I am very skeptical of statistics touted by so-called "security experts", spy agencies, or anti-drug organizations like the DEA. They aren't exactly impartial observers, and have every incentive to greatly exaggerate the scale of their opposition. The bigger and meaner their opposition looks, the better the case they can make for increased funding of and attention to their own business.
Unfortunately, the mainstream media usually quotes these biased sources as if they were speaking gospel truth, without a shred of criticism or doubt. These sources are virtually never held to account, asked to justify how they came up with their estimates, or have their estimating methodologies critically scruitinized.
Here's some numbers for what has effectively become a civil war in Mexico: ~55,000 total deaths (16,000 in 2011 alone); nearly 60 journalists killed, over a thousand police and prosecutors killed, nearl a hundred politicians assassinated. Drug revenue in the tens of billions of dollars and somewhere around 100,000 soldiers fighting for the cartels (compared to about 250,000 total soldiers in the Mexican armed forces).

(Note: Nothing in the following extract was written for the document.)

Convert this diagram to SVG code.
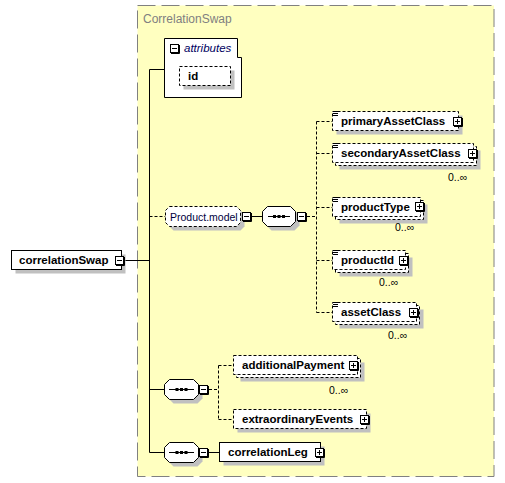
<svg xmlns="http://www.w3.org/2000/svg" xmlns:xlink="http://www.w3.org/1999/xlink" width="505" height="483" viewBox="0 0 505 483">
<style>
.bg{fill:#FFFFC0;stroke:#808080;stroke-width:1;stroke-dasharray:18,6}
.title{font-family:"Liberation Sans",Arial,sans-serif;font-size:12px;fill:#808080}
.box{fill:#fff;stroke:#000;stroke-width:1}
.dbox{fill:#fff;stroke:#000;stroke-width:1;stroke-dasharray:3,2}
.sh{fill:#C0C0C0;stroke:none}
.name{font-family:"Liberation Sans",Arial,sans-serif;font-size:11.5px;font-weight:bold;fill:#000}
.grp{font-family:"Liberation Sans",Arial,sans-serif;font-size:10.5px;fill:#000040}
.attr{font-family:"Liberation Sans",Arial,sans-serif;font-size:11.5px;font-style:italic;fill:#000060}
.occ{font-family:"Liberation Sans",Arial,sans-serif;font-size:10.5px;fill:#000}
.ln{fill:none;stroke:#000;stroke-width:1}
.dl{fill:none;stroke:#000;stroke-width:1;stroke-dasharray:3,2}
.ic{fill:none;stroke:#000;stroke-width:1}
</style>
<defs>
<g id="minus">
<rect x="0.5" y="0.5" width="8" height="8" fill="#fff" stroke="#000"/>
<path d="M9.5,1V9.5H1" fill="none" stroke="#000"/>
<path d="M2,4.5H7" stroke="#000"/>
</g>
<g id="plus">
<rect x="0.5" y="0.5" width="8" height="8" fill="#fff" stroke="#000"/>
<path d="M9.5,1V9.5H1" fill="none" stroke="#000"/>
<path d="M2,4.5H7M4.5,2V7" stroke="#000"/>
</g>
<path id="lines" d="M0,0H5M0,2H5M0,4H5" fill="none" stroke="#000"/>
</defs>

<g id="container">
<rect class="bg" x="137.5" y="5.5" width="356.5" height="471"/>
<text class="title" x="143" y="23">CorrelationSwap</text>
</g>

<g id="connectors">
<path class="ln" d="M125,260.5H149.5M149.5,69.5V452.5M149.5,69.5H164.5M149.5,389.5H164.5M149.5,452.5H164.5"/>
<path class="dl" d="M149.5,216.5H165.5"/>
<path class="ln" d="M252,216.5H262.5"/>
<path class="dl" d="M307,216.5H316.5M316.5,121.5V312.5M316.5,121.5H332.5M316.5,153.5H332.5M316.5,207.5H332.5M316.5,260.5H332.5M316.5,312.5H332.5"/>
<path class="dl" d="M209,389.5H218.5M218.5,365.5V419.5M218.5,365.5H233.5M218.5,419.5H233.5"/>
<path class="ln" d="M209,452.5H219.5"/>
</g>

<g id="correlationSwap">
<rect class="sh" x="15.5" y="254.5" width="110" height="19"/>
<rect class="box" x="11.5" y="250.5" width="110" height="19"/>
<text class="name" x="19" y="264">correlationSwap</text>
<use xlink:href="#minus" x="115" y="256"/>
</g>

<g id="attributes">
<path class="box" d="M164.5,38.5H237.5V57.5H241.5V97.5H164.5Z"/>
<use xlink:href="#minus" x="170" y="44"/>
<text class="attr" x="184" y="52">attributes</text>
</g>

<g id="id">
<rect class="sh" x="183.5" y="70.5" width="51" height="19"/>
<rect class="dbox" x="179.5" y="66.5" width="51" height="19"/>
<text class="name" x="188" y="80">id</text>
</g>

<g id="Product.model">
<path class="sh" d="M173.5,210.5H240.5L244.5,214.5V226.5L240.5,230.5H173.5L169.5,226.5V214.5Z"/>
<path class="dbox" d="M169.5,206.5H236.5L240.5,210.5V222.5L236.5,226.5H169.5L165.5,222.5V210.5Z"/>
<text class="grp" x="170" y="221">Product.model</text>
<use xlink:href="#minus" x="242" y="212"/>
</g>

<g id="sequence1">
<path class="sh" d="M271.5,210.5H294.5L299.5,215.5V225.5L294.5,230.5H271.5L266.5,225.5V215.5Z"/>
<path class="box" d="M267.5,206.5H290.5L295.5,211.5V221.5L290.5,226.5H267.5L262.5,221.5V211.5Z"/>
<path class="ic" d="M268,216.5H290"/>
<path d="M273,216.5H285" stroke="#000" stroke-width="3" stroke-dasharray="3,1.5"/>
<use xlink:href="#minus" x="297" y="212"/>
</g>

<g id="primaryAssetClass">
<rect class="sh" x="336.5" y="115.5" width="126" height="19"/>
<rect class="dbox" x="332.5" y="111.5" width="126" height="19"/>
<use xlink:href="#lines" x="333" y="111.5"/>
<text class="name" x="341" y="125">primaryAssetClass</text>
<use xlink:href="#plus" x="453" y="117"/>
</g>

<g id="secondaryAssetClass">
<rect class="sh" x="339.5" y="150.5" width="141" height="19"/>
<rect class="dbox" x="335.5" y="146.5" width="141" height="19"/>
<rect class="dbox" x="332.5" y="143.5" width="141" height="19"/>
<use xlink:href="#lines" x="333" y="143.5"/>
<text class="name" x="341" y="157">secondaryAssetClass</text>
<use xlink:href="#plus" x="468" y="149"/>
<text class="occ" x="448" y="181">0..∞</text>
</g>

<g id="productType">
<rect class="sh" x="339.5" y="204.5" width="88" height="19"/>
<rect class="dbox" x="335.5" y="200.5" width="88" height="19"/>
<rect class="dbox" x="332.5" y="197.5" width="88" height="19"/>
<use xlink:href="#lines" x="333" y="197.5"/>
<text class="name" x="341" y="211">productType</text>
<use xlink:href="#plus" x="415" y="202"/>
<text class="occ" x="395" y="231">0..∞</text>
</g>

<g id="productId">
<rect class="sh" x="339.5" y="257.5" width="73" height="19"/>
<rect class="dbox" x="335.5" y="253.5" width="73" height="19"/>
<rect class="dbox" x="332.5" y="250.5" width="73" height="19"/>
<use xlink:href="#lines" x="333" y="250.5"/>
<text class="name" x="341" y="264">productId</text>
<use xlink:href="#plus" x="399" y="256"/>
<text class="occ" x="379" y="286">0..∞</text>
</g>

<g id="assetClass">
<rect class="sh" x="339.5" y="309.5" width="84" height="19"/>
<rect class="dbox" x="335.5" y="305.5" width="84" height="19"/>
<rect class="dbox" x="332.5" y="302.5" width="84" height="19"/>
<use xlink:href="#lines" x="333" y="302.5"/>
<text class="name" x="341" y="316">assetClass</text>
<use xlink:href="#plus" x="409" y="308"/>
<text class="occ" x="388" y="339">0..∞</text>
</g>

<g id="sequence2">
<path class="sh" d="M173.5,383.5H197.5L202.5,388.5V398.5L197.5,403.5H173.5L168.5,398.5V388.5Z"/>
<path class="box" d="M169.5,379.5H193.5L198.5,384.5V394.5L193.5,399.5H169.5L164.5,394.5V384.5Z"/>
<path class="ic" d="M169,389.5H194"/>
<path d="M175.5,389.5H187.5" stroke="#000" stroke-width="3" stroke-dasharray="3,1.5"/>
<use xlink:href="#minus" x="199" y="385"/>
</g>

<g id="additionalPayment">
<rect class="sh" x="240.5" y="362.5" width="124" height="19"/>
<rect class="dbox" x="236.5" y="358.5" width="124" height="19"/>
<rect class="dbox" x="233.5" y="355.5" width="124" height="19"/>
<text class="name" x="242" y="369">additionalPayment</text>
<use xlink:href="#plus" x="349" y="361"/>
<text class="occ" x="329" y="394">0..∞</text>
</g>

<g id="extraordinaryEvents">
<rect class="sh" x="237.5" y="413.5" width="133" height="19"/>
<rect class="dbox" x="233.5" y="409.5" width="133" height="19"/>
<text class="name" x="242" y="423">extraordinaryEvents</text>
<use xlink:href="#plus" x="360" y="415"/>
</g>

<g id="sequence3">
<path class="sh" d="M173.5,446.5H197.5L202.5,451.5V461.5L197.5,466.5H173.5L168.5,461.5V451.5Z"/>
<path class="box" d="M169.5,442.5H193.5L198.5,447.5V457.5L193.5,462.5H169.5L164.5,457.5V447.5Z"/>
<path class="ic" d="M169,452.5H194"/>
<path d="M175.5,452.5H187.5" stroke="#000" stroke-width="3" stroke-dasharray="3,1.5"/>
<use xlink:href="#minus" x="199" y="448"/>
</g>

<g id="correlationLeg">
<rect class="sh" x="223.5" y="446.5" width="101" height="19"/>
<rect class="box" x="219.5" y="442.5" width="101" height="19"/>
<text class="name" x="228" y="456">correlationLeg</text>
<use xlink:href="#plus" x="315" y="448"/>
</g>
</svg>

It's an unusual war because the cartels don't care about actually controlling territory too much, they just need to be able to operate, so there are rarely large scale battles between cartel and government soldiers, if the government moves in to some area in force the cartel can just melt away and then hit the government forces opportunistically. Although typically the cartels don't even do that, instead they kill civilians, police, children, and politicians in order to maintain a state of terror and get people to keep their heads down and ignore cartel activity.
Yeah. That's true I know they're big and have a huge effect locally, but scheming to influence lawmaking in another country is pretty big thinking. It's also forward thinking, worrying about your profits 5 years from now.
Are they big enough to really be thinking along lines like this?